I am lucky, because I now get two presents on Mother’s Day, one from my son, arranged by my ex and one from my son, arranged by my mum.
My ex and I separated just before Mother’s Day a couple of years ago. He didn’t buy a present that year because he felt it was “inappropriate”. I will spare you the string of expletives describing what I felt about my ex’s actions on my first ever Mother’s Day. I am proud to say that I took the moral high ground and set a precedent of buying a Father’s Day present for Cygnet to give my ex. My ex now buys a present for Cygnet to give me each year.
As for my mother, well she must be the only mother who buys her mother and her daughter a present on Mother’s Day. That’s why mums are awesome! I buy my mum a present on Mother’s Day (obviously), and my mum (Gama) will also receive a small present from Cygnet.
If I were still with my ex, I know that Mother’s Day would have been all about his mother rather than me. I would have felt disappointed and a little bit cheated every year and I am sure I’d have done all of the cooking.
As a single mum, I know that Mother’s Day is what I make of it. Mother’s Day is about celebrating me – the mother. There is no caveat that says that Mother’s Day is only for married mothers. Whether you are a single mum, a married mum, a mum in the midst of divorce, this is your day. You are allowed to be celebrated and thanked for all of the hard work that you do for your children, even if you have to arrange the celebrations yourself.

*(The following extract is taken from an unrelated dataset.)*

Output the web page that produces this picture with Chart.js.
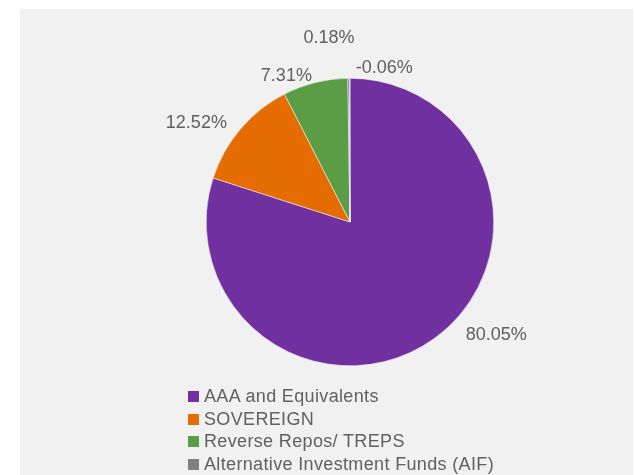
<!DOCTYPE html>
<html>
<head>
<meta charset="utf-8">
<script src="https://cdn.jsdelivr.net/npm/chart.js@4"></script>
<style>
    html, body { margin: 0; padding: 0; background: #ffffff; overflow: hidden; }
    #page { position: relative; width: 634px; height: 475px; overflow: hidden; }
    #panel { position: absolute; left: 20px; top: 9px; width: 613px; height: 466px; background: #f1f1f1; }
    #wrap { position: absolute; left: 0; top: 0; width: 634px; height: 475px; }
    #legend { position: absolute; left: 188px; top: 385px; font-family: "Liberation Sans", Arial, sans-serif;
        font-size: 18px; color: #606060; line-height: 22.7px; letter-spacing: 0.35px; }
    #legend .row { display: flex; align-items: center; white-space: nowrap; }
    #legend .box { width: 11px; height: 11px; margin-right: 5px; }
</style>
</head>
<body>
<div id="page">
    <div id="panel"></div>
    <div id="wrap"><canvas id="pieChart"></canvas></div>
    <div id="legend"></div>
</div>
<script>
const categories = ['AAA and Equivalents', 'SOVEREIGN', 'Reverse Repos/ TREPS', 'Alternative Investment Funds (AIF)', 'Net Current Assets'];
const shares = [80.05, 12.52, 7.31, 0.18, -0.06];
const sliceColors = ['#7030a0', '#e56c00', '#5b9d45', '#808080', '#4472c4'];

// where each percentage label sits: angle from 12 o'clock (deg) and distance in radii
const labelAngles = [127.6, 302.7, 336.5, 353.5, 12.5];
const labelDist = [1.285, 1.27, 1.11, 1.29, 1.10];

const textColor = '#606060';
const fontFamily = '"Liberation Sans", Arial, sans-serif';

const pieLabels = {
    id: 'pieLabels',
    afterDatasetsDraw(chart) {
        const ctx = chart.ctx;
        const meta = chart.getDatasetMeta(0);
        ctx.save();
        ctx.font = '18px ' + fontFamily;
        ctx.fillStyle = textColor;
        ctx.textAlign = 'center';
        ctx.textBaseline = 'middle';
        meta.data.forEach((arc, i) => {
            const a = labelAngles[i] * Math.PI / 180;
            const r = arc.outerRadius * labelDist[i];
            const x = arc.x + Math.sin(a) * r;
            const y = arc.y - Math.cos(a) * r;
            ctx.fillText(shares[i].toFixed(2) + '%', x, y);
        });
        ctx.restore();
    }
};

document.addEventListener('DOMContentLoaded', () => {
    const ctx = document.getElementById('pieChart');

    new Chart(ctx, {
        type: 'pie',
        data: {
            labels: categories,
            datasets: [{
                data: shares,
                backgroundColor: sliceColors,
                borderColor: '#ffffff',
                borderWidth: 0.5
            }]
        },
        options: {
            responsive: true,
            maintainAspectRatio: false,
            animation: false,
            layout: {
                padding: { left: 206, right: 140, top: 78, bottom: 109 }
            },
            plugins: {
                legend: { display: false },
                tooltip: { enabled: false }
            }
        },
        plugins: [pieLabels]
    });

    // legend below the pie, one entry per row
    const legendEl = document.getElementById('legend');
    categories.forEach((name, i) => {
        const row = document.createElement('div');
        row.className = 'row';
        const box = document.createElement('span');
        box.className = 'box';
        box.style.background = sliceColors[i];
        const label = document.createElement('span');
        label.textContent = name;
        row.appendChild(box);
        row.appendChild(label);
        legendEl.appendChild(row);
    });
});
</script>
</body>
</html>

This Mother’s Day, Cygnet and I will have breakfast in bed. We will have toast. He can have jam on his, I will have smoked salmon. He can have milk, I will have a small glass of Prosecco. I will buy myself a bunch of daffodils and put a daffodil in a glass on the tray. He can give me the present that his father has arranged. I will give him a present and tell him how lucky I am to have him. We will have kisses and cuddles.
(I will change my bedding later. I doubt my sheets will escape jam and butter if a two year old is dining in my bed).
I will have a bubble bath. I will obviously have to share my bubble bath with Cygnet and probably half a dozen cars, but it will still be a bubble bath. I’ll forgo the candles for health and safety reasons.
We will put our best clothes on.
My parents will probably come round for lunch. I will get another present from Cygnet, this time arranged by my mother. Cygnet and I will give my mum her presents. We will eat cake. We’ll probably have another glass (or two) of Prosecco. Cygnet might have apple juice (his favourite).
For me, as a single mum, Mother’s Day is what I make of it, and this year I intend to make it a day of indulgence, celebration and fun.